"You can expect to lose about a quarter of them every seven years" can be translated in one of two ways:
1. Every 7 years, 25% of the original links are lost: in 14 years half are working, and in 28 years you have approximately 0% of your links working. This is a steady, linear rate which does not have a half life.
2. Every 7 years, 25% of the remaining links are lost: in 7 years 75% are working, in 14 years 0.75^2 = 56% of the links are still working, and in 28 years 31.6% are working. This is exponential decay, which has a half-life and is contradictory.
From looking at the data, and from the explicitness with which he states that the decay is linear, I'd conclude that the former is true. It would be hard to make a case for the later.

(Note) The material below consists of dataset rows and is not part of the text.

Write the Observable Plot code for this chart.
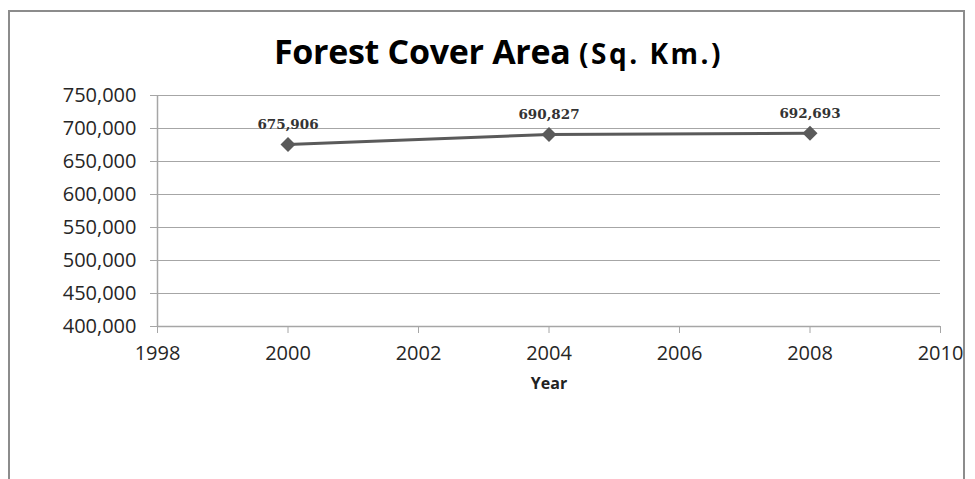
<!DOCTYPE html>
<html>
<head>
<meta charset="utf-8">
<script src="https://cdn.jsdelivr.net/npm/d3@7"></script>
<script src="https://cdn.jsdelivr.net/npm/@observablehq/plot@0.6"></script>
<style>
  html, body { margin: 0; padding: 0; background: #fff; width: 975px; height: 479px; overflow: hidden; }
  #box { position: absolute; left: 8px; top: 10px; width: 953px; height: 480px; border: 2px solid #8c8c8c; border-bottom: none; }
  #title { position: absolute; left: 0; top: 0; width: 975px; height: 75px; text-align: center; box-sizing: border-box; padding-left: 22px; padding-top: 32px;
           font-family: "Open Sans", sans-serif; font-weight: bold; font-size: 34px; line-height: 38px; color: #000; letter-spacing: -0.3px; white-space: nowrap; }
  #title .small { font-size: 28px; letter-spacing: 2.5px; }
  #chart { position: absolute; left: 0; top: 75px; z-index: 2; }
</style>
</head>
<body>
<div id="box"></div>
<div id="title">Forest Cover Area <span class="small">(Sq. Km.)</span></div>
<div id="chart"></div>
<script>
const years = [2000, 2004, 2008];
const forestCover = [675906, 690827, 692693];
const xTicks = [1998, 2000, 2002, 2004, 2006, 2008, 2010];
const yTicks = [400000, 450000, 500000, 550000, 600000, 650000, 700000, 750000];
const xLabel = "Year";

const data = years.map((y, i) => ({year: y, value: forestCover[i]}));

const chart = Plot.plot({
  width: 975,
  height: 404,
  marginLeft: 157,
  marginRight: 35,
  marginTop: 20,
  marginBottom: 153,
  style: {fontFamily: "Open Sans, sans-serif", fontSize: "20px", color: "#333", background: "transparent", overflow: "visible"},
  x: {domain: [1998, 2010], ticks: xTicks, tickFormat: d => String(d), label: null, tickSize: 7, tickPadding: 12},
  y: {domain: [400000, 750000], ticks: yTicks, tickFormat: d3.format(","), label: null, tickSize: 7, tickPadding: 14},
  marks: [
    Plot.gridY(yTicks, {stroke: "#a6a6a6", strokeOpacity: 1, strokeWidth: 1}),
    Plot.ruleX([1998], {stroke: "#a6a6a6", strokeWidth: 1.5}),
    Plot.ruleY([400000], {stroke: "#a6a6a6", strokeWidth: 1.5}),
    Plot.axisX({ticks: xTicks, tickFormat: d => String(d), stroke: "#a6a6a6", fill: "#262626", tickSize: 7, tickPadding: 12}),
    Plot.axisY({ticks: yTicks, tickFormat: d3.format(","), stroke: "#a6a6a6", fill: "#262626", tickSize: 7, tickPadding: 14}),
    Plot.line(data, {x: "year", y: "value", stroke: "#5a5a5a", strokeWidth: 3}),
    Plot.dot(data, {x: "year", y: "value", symbol: "square", rotate: 45, r: 6, fill: "#5a5a5a", stroke: "none"}),
    Plot.text(data, {x: "year", y: "value", text: d => d3.format(",")(d.value), dy: -20,
      fontFamily: "DejaVu Serif, serif", fontWeight: "bold", fontSize: 13.5, fill: "#333"}),
    Plot.text([xLabel], {frameAnchor: "bottom", dy: 57, lineAnchor: "middle", fontWeight: "bold", fontSize: 16, fill: "#222"})
  ]
});
document.getElementById("chart").appendChild(chart);
</script>
</body>
</html>
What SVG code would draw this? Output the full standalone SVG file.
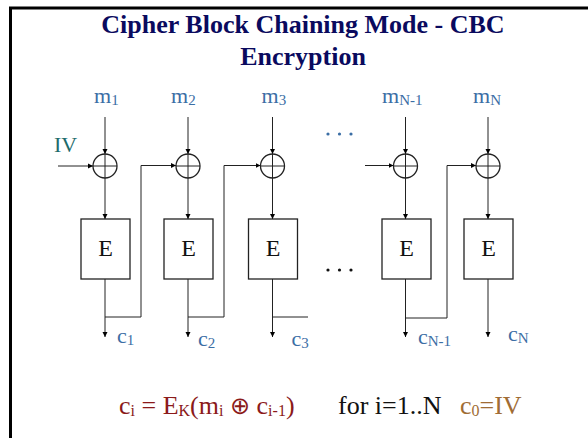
<svg xmlns="http://www.w3.org/2000/svg" width="588" height="438" viewBox="0 0 588 438">
<defs>
<marker id="ah" markerWidth="6" markerHeight="6" refX="5" refY="3" orient="auto" markerUnits="userSpaceOnUse">
<path d="M0,0.5 L5,3 L0,5.5 Z" fill="#000"/>
</marker>
<style>
.t{font-family:"Liberation Serif","Times New Roman",serif}
.title{font-size:26px;font-weight:bold;fill:#0a0a5e;text-anchor:middle}
.lab{font-size:22px;fill:#3b6ea5}
.sub{font-size:15px}
.ln{stroke:#222;stroke-width:1;fill:none}
.box{stroke:#222;stroke-width:1.3;fill:#fff}
.xor{stroke:#222;stroke-width:1.3;fill:#fff}
.e{font-size:24px;fill:#111;text-anchor:middle}
</style>
</defs>
<rect x="0" y="0" width="588" height="438" fill="#fff"/>
<rect x="10.5" y="8" width="620" height="460" fill="none" stroke="#000" stroke-width="3"/>
<g id="title" class="t title">
<text x="303" y="33">Cipher Block Chaining Mode - CBC</text>
<text x="303" y="65">Encryption</text>
</g>
<g id="connectors">
<line class="ln" x1="105" y1="117" x2="105" y2="154" marker-end="url(#ah)"/>
<line class="ln" x1="188" y1="117" x2="188" y2="154" marker-end="url(#ah)"/>
<line class="ln" x1="272.5" y1="117" x2="272.5" y2="154" marker-end="url(#ah)"/>
<line class="ln" x1="405.5" y1="117" x2="405.5" y2="154" marker-end="url(#ah)"/>
<line class="ln" x1="488" y1="117" x2="488" y2="154" marker-end="url(#ah)"/>
<line class="ln" x1="105" y1="178" x2="105" y2="219" marker-end="url(#ah)"/>
<line class="ln" x1="188" y1="178" x2="188" y2="219" marker-end="url(#ah)"/>
<line class="ln" x1="272.5" y1="178" x2="272.5" y2="219" marker-end="url(#ah)"/>
<line class="ln" x1="405.5" y1="178" x2="405.5" y2="219" marker-end="url(#ah)"/>
<line class="ln" x1="488" y1="178" x2="488" y2="219" marker-end="url(#ah)"/>
<line class="ln" x1="105" y1="279" x2="105" y2="337" marker-end="url(#ah)"/>
<line class="ln" x1="188" y1="279" x2="188" y2="337" marker-end="url(#ah)"/>
<line class="ln" x1="272.5" y1="279" x2="272.5" y2="337" marker-end="url(#ah)"/>
<line class="ln" x1="405.5" y1="279" x2="405.5" y2="337" marker-end="url(#ah)"/>
<line class="ln" x1="488" y1="279" x2="488" y2="337" marker-end="url(#ah)"/>
<line class="ln" x1="58" y1="166" x2="93" y2="166" marker-end="url(#ah)"/>
<polyline class="ln" points="105,317 141,317 141,165.5 176,165.5" marker-end="url(#ah)"/>
<polyline class="ln" points="188,317 224,317 224,165.5 260.5,165.5" marker-end="url(#ah)"/>
<line class="ln" x1="272.5" y1="317" x2="308" y2="317"/>
<line class="ln" x1="365" y1="165.5" x2="393.5" y2="165.5" marker-end="url(#ah)"/>
<polyline class="ln" points="405.5,318 447,318 447,165.5 476,165.5" marker-end="url(#ah)"/>
</g>
<g id="xor1"><circle class="xor" cx="105" cy="166" r="12"/><path class="ln" d="M93,166H117M105,154V178"/></g>
<g id="xor2"><circle class="xor" cx="188" cy="166" r="12"/><path class="ln" d="M176,166H200M188,154V178"/></g>
<g id="xor3"><circle class="xor" cx="272.5" cy="166" r="12"/><path class="ln" d="M260.5,166H284.5M272.5,154V178"/></g>
<g id="xorN1"><circle class="xor" cx="405.5" cy="166" r="12"/><path class="ln" d="M393.5,166H417.5M405.5,154V178"/></g>
<g id="xorN"><circle class="xor" cx="488" cy="166" r="12"/><path class="ln" d="M476,166H500M488,154V178"/></g>
<g id="E1"><rect class="box" x="81" y="219" width="49" height="60"/><text class="t e" x="105.5" y="256">E</text></g>
<g id="E2"><rect class="box" x="164" y="219" width="49" height="60"/><text class="t e" x="188.5" y="256">E</text></g>
<g id="E3"><rect class="box" x="248.5" y="219" width="49" height="60"/><text class="t e" x="273" y="256">E</text></g>
<g id="EN1"><rect class="box" x="382" y="219" width="49" height="60"/><text class="t e" x="406.5" y="256">E</text></g>
<g id="EN"><rect class="box" x="464" y="219" width="49" height="60"/><text class="t e" x="488.5" y="256">E</text></g>
<g id="mlabels" class="t lab">
<text x="94" y="103">m<tspan class="sub" dy="2">1</tspan></text>
<text x="171" y="103">m<tspan class="sub" dy="2">2</tspan></text>
<text x="261.5" y="103">m<tspan class="sub" dy="2">3</tspan></text>
<text x="382" y="103">m<tspan class="sub" dy="2">N-1</tspan></text>
<text x="473" y="103">m<tspan class="sub" dy="2">N</tspan></text>
</g>
<g id="clabels" class="t lab">
<text x="117" y="343">c<tspan class="sub" dy="2">1</tspan></text>
<text x="198" y="346">c<tspan class="sub" dy="2">2</tspan></text>
<text x="291.5" y="346">c<tspan class="sub" dy="2">3</tspan></text>
<text x="418" y="344">c<tspan class="sub" dy="2">N-1</tspan></text>
<text x="508" y="341">c<tspan class="sub" dy="2">N</tspan></text>
</g>
<g id="iv"><text class="t" x="54" y="152" font-size="22" fill="#1c6b6b">IV</text></g>
<g id="dots-top" fill="#3b6ea5"><circle cx="328" cy="134" r="1.6"/><circle cx="339.5" cy="134" r="1.6"/><circle cx="351" cy="134" r="1.6"/></g>
<g id="dots-bottom" fill="#111"><circle cx="328" cy="270" r="1.6"/><circle cx="339.5" cy="270" r="1.6"/><circle cx="351" cy="270" r="1.6"/></g>
<g id="formula" class="t" font-size="26">
<text x="119" y="414" fill="#8b1a1a">c<tspan font-size="16" dy="2">i</tspan><tspan dy="-2"> = E</tspan><tspan font-size="16" dy="2">K</tspan><tspan dy="-2">(m</tspan><tspan font-size="16" dy="2">i</tspan><tspan dy="-2"> </tspan><tspan font-family="DejaVu Sans, sans-serif" font-size="24">⊕</tspan><tspan> c</tspan><tspan font-size="16" dy="2">i-1</tspan><tspan dy="-2">)</tspan></text>
<text x="338" y="414" fill="#111">for i=1..N</text>
<text x="460" y="414" fill="#a06c34">c<tspan font-size="16" dy="2">0</tspan><tspan dy="-2">=IV</tspan></text>
</g>
</svg>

Given that the data for the first few years result from a small number of pages, the graph doesn't allow to reliably distinguish between both interpretations, and his (and your) interpretation is not really justified. If you look just at the complete, reliable years (links from 2000 to 2010), the graph looks convex, just like you'd expect for exponential decay but not for linear decay. So while the first interpratation is probably intended by the author, I'd say he is overstating his case and is most probably wrong.
Yes, indeed. That is a nice graph, and in absence of a mechanism that would explain why no link can last longer than 28 years it should quite convincingly show that linear decay has not been established.
Half life isn't a steady rate; it's exponential gradual decay. For example, if the element yahelium had a half-life of a year, it would degrade by 1/2 every year. So, the degradation during the first year would be twice the degradation of the second year. That's not linear.
I discovered when I got home that the graph was blocked by my office's web filter. Definitely makes more sense with it there. Thanks for your understanding!
Is this self-contradictory, or is just poor wording of his findings?